It’s not ideal to use a high sample rate to detect the knob movements accurately because it increases CPU utilisation. Normally you would connect incremental encoders directly to MCU pins so you can generate interrupts when the inputs change. Unfortunately, there are not enough pins on the microcontroller module for this.

To fix this problem, V2.1 of the synthesiser module contains an I2C GPIO expander device with interrrupt capability that can be used to read the knobs instead of the input matrix. You can try one if you like, but don't worry about optimising knob input on V1.1 hardware.

  1. The knob can be used to implement a simple volume control. First, add limits to your knob decoder so the maximum rotation can be 8 and the minimum can be 0.

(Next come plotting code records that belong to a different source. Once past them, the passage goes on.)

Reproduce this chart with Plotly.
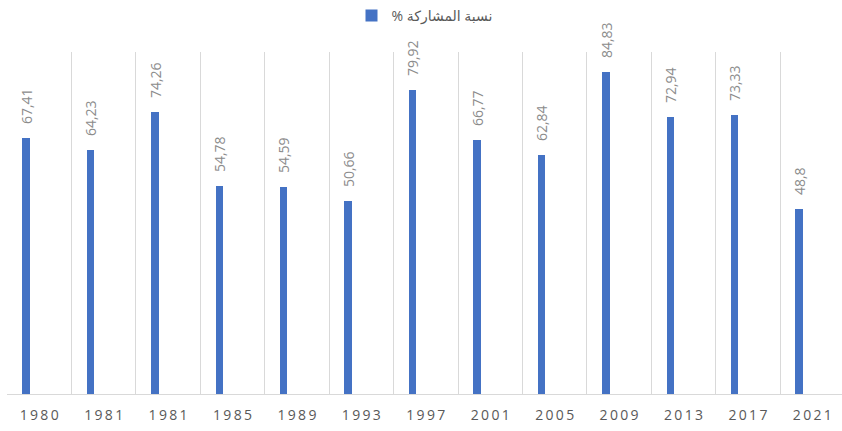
import plotly.graph_objects as go

years = ["1980", "1981", "1981", "1985", "1989", "1993", "1997", "2001", "2005", "2009", "2013", "2017", "2021"]
participation = [67.41, 64.23, 74.26, 54.78, 54.59, 50.66, 79.92, 66.77, 62.84, 84.83, 72.94, 73.33, 48.8]
series_name = "% نسبة المشاركة"

positions = list(range(len(years)))
tick_text = ["\u2009".join(list(y)) for y in years]
label_text = ["\u00a0\u00a0\u00a0" + f"{v:g}".replace(".", ",") for v in participation]

fig = go.Figure()
fig.add_trace(go.Bar(
    x=positions,
    y=participation,
    name=series_name,
    marker=dict(color="#4472c4", line=dict(width=0)),
    width=0.114,
    offset=-0.262,
    text=label_text,
    textposition="outside",
    textangle=-90,
    constraintext="none",
    cliponaxis=False,
    textfont=dict(family="Open Sans", size=14, color="#8c8c8c"),
    showlegend=True,
))

fig.update_layout(
    width=842,
    height=431,
    margin=dict(l=7, r=0, t=52, b=37),
    paper_bgcolor="white",
    plot_bgcolor="white",
    showlegend=True,
    legend=dict(
        orientation="h",
        x=0.5, xanchor="center",
        y=1.0, yanchor="top",
        yref="container",
        font=dict(family="Open Sans, DejaVu Sans", size=14, color="#595959"),
        bgcolor="rgba(0,0,0,0)",
    ),
    xaxis=dict(
        range=[-0.5, 12.46],
        tickmode="array",
        tickvals=positions,
        ticktext=tick_text,
        showgrid=False,
        zeroline=False,
        showline=False,
        ticks="",
        ticklabelstandoff=11,
        tickfont=dict(family="Open Sans", size=14, color="#595959"),
        minor=dict(tick0=-0.5, dtick=1, showgrid=True, gridcolor="#d9d9d9", gridwidth=1, ticks=""),
    ),
    yaxis=dict(
        range=[0, 90],
        showgrid=False,
        zeroline=True,
        zerolinecolor="#d9d9d9",
        zerolinewidth=1,
        showticklabels=False,
        showline=False,
        ticks="",
    ),
    bargap=0,
)

fig.write_html("out.html", config={"displayModeBar": False},
               post_script="document.body.style.margin='0px';")
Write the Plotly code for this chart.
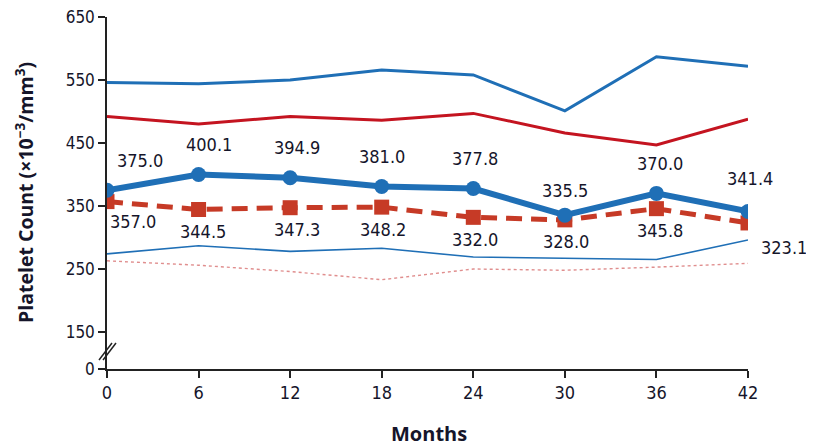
import plotly.graph_objects as go

months = [0, 6, 12, 18, 24, 30, 36, 42]
blue_mean = [375.0, 400.1, 394.9, 381.0, 377.8, 335.5, 370.0, 341.4]
red_mean = [357.0, 344.5, 347.3, 348.2, 332.0, 328.0, 345.8, 323.1]
blue_upper = [546, 544, 550, 566, 558, 501, 587, 572]
red_upper = [492, 480, 492, 486, 497, 466, 447, 488]
blue_lower = [274, 287, 278, 283, 269, 267, 265, 296]
red_lower = [263, 256, 246, 233, 250, 248, 253, 259]
y_ticks = [150, 250, 350, 450, 550, 650]
x_ticks = [0, 6, 12, 18, 24, 30, 36, 42]

BLUE = "#1f6fb6"
RED = "#c63a26"
DARK_RED = "#c41420"
TXT = "#15152a"
FONT = "DejaVu Sans Condensed, DejaVu Sans, sans-serif"
TFONT = "Open Sans, sans-serif"

# y value drawn at the broken-axis "0" tick position
ZERO_POS = 91.3
PW, PH = 641, 352  # plot area in px

fig = go.Figure()
fig.add_trace(go.Scatter(x=months, y=red_lower, mode="lines",
                         line=dict(color="#e08e8e", width=1.4, dash="dot"), hoverinfo="skip"))
fig.add_trace(go.Scatter(x=months, y=blue_lower, mode="lines",
                         line=dict(color=BLUE, width=1.6), hoverinfo="skip"))
fig.add_trace(go.Scatter(x=months, y=red_upper, mode="lines",
                         line=dict(color=DARK_RED, width=3), hoverinfo="skip"))
fig.add_trace(go.Scatter(x=months, y=blue_upper, mode="lines",
                         line=dict(color=BLUE, width=3), hoverinfo="skip"))
fig.add_trace(go.Scatter(x=months, y=red_mean, mode="lines+markers",
                         line=dict(color=RED, width=5, dash="16px,9px"),
                         marker=dict(symbol="square", size=15, color=RED)))
fig.add_trace(go.Scatter(x=months, y=blue_mean, mode="lines+markers",
                         line=dict(color=BLUE, width=6),
                         marker=dict(symbol="circle", size=15, color=BLUE)))

blue_xs = [33, 10, 7, 0, 2, 0, 4, 2]
blue_ys = [30, 30, 30, 30, 30, 25, 30, 33]
red_xs = [26, 4, 7, 1, 2, 1, 4, 36]
red_ys = [20, 22, 22, 22, 22, 22, 22, 25]
for i, m in enumerate(months):
    fig.add_annotation(x=m, y=blue_mean[i], text=f"{blue_mean[i]:.1f}", showarrow=False,
                       xshift=blue_xs[i], yshift=blue_ys[i],
                       font=dict(family=FONT, size=18, color=TXT))
    fig.add_annotation(x=m, y=red_mean[i], text=f"{red_mean[i]:.1f}", showarrow=False,
                       xshift=red_xs[i], yshift=-red_ys[i],
                       font=dict(family=FONT, size=18, color=TXT))

# axis titles
fig.add_annotation(xref="paper", yref="paper", x=0, y=0.5, xshift=-83, textangle=-90,
                   xanchor="center", yanchor="middle",
                   text="<b>Platelet Count (×10<sup>−3</sup>/mm<sup>3</sup>)</b>", showarrow=False,
                   font=dict(family=TFONT, size=19.5, color=TXT))
fig.add_annotation(xref="paper", yref="paper", x=0.5, y=0, yshift=-64, xshift=1,
                   xanchor="center", yanchor="middle",
                   text="<b>Months</b>", showarrow=False,
                   font=dict(family=TFONT, size=20, color=TXT))

# axis break marks
for dx in (0, 4):
    fig.add_shape(type="line", xref="paper", yref="paper",
                  x0=(-8 + dx) / PW, x1=(5 + dx) / PW, y0=9 / PH, y1=26 / PH,
                  line=dict(color="#222", width=1.5))

fig.update_layout(
    width=806, height=440,
    margin=dict(l=99, r=66, t=9, b=79),
    plot_bgcolor="white", paper_bgcolor="white",
    showlegend=False,
    font=dict(family=FONT, color=TXT),
    xaxis=dict(range=[0, 42], tickvals=x_ticks, ticktext=[str(t) for t in x_ticks],
               automargin=False, ticklabeloverflow="allow",
               showgrid=False, zeroline=False, showline=True, linecolor="#222", linewidth=1.5,
               ticks="outside", ticklen=7, tickcolor="#222", tickwidth=1.5,
               tickfont=dict(family=FONT, size=18, color=TXT)),
    yaxis=dict(range=[ZERO_POS, 650], tickvals=[ZERO_POS] + y_ticks,
               ticktext=["0"] + [str(t) for t in y_ticks],
               automargin=False, ticklabeloverflow="allow",
               showgrid=False, zeroline=False, showline=True, linecolor="#222", linewidth=1.5,
               ticks="outside", ticklen=7, tickcolor="#222", tickwidth=1.5,
               tickfont=dict(family=FONT, size=17, color=TXT)),
)

fig.write_html("out.html")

    Audio volume controls usually adopt a log taper, which means the output amplitude varies non-linearly with knob position. You can implement a simple log taper by right-shifting (dividing by $2^n$) the output value by an amount proportional to the knob position as it’s calculated in sampleISR():

    Vout = Vout >> (8 - knob3Rotation);

    If the volume is 8, there is no change to the original value. If the volume is reduced to 7, the output value is right-shifted by one and halved. If the volume is zero, the right shift by 8 means that the output value is always ±1. Since the values stored in Vout are signed, with a midpoint of zero, the result of the shift (arithmetic shift) will also have a midpoint of zero.

    Test the volume control. You should find that steps in the volume control are approximately consistent in the perceived loudness.

  2. The mutex sysState.mutex, which you used to protect your knob rotation variable, cannot be locked by sampleISR() because it is an interrupt. Maintain correct data synchronisation by using atomic accesses to access the rotation variable, instead of locking the mutex. Atomic access is appropriate since the variable is a single word, but you must ensure there is no way the ISR can read a rotation value that’s temporarily outside the permitted bounds, for example if the rotation is incremented then checked against the maximum.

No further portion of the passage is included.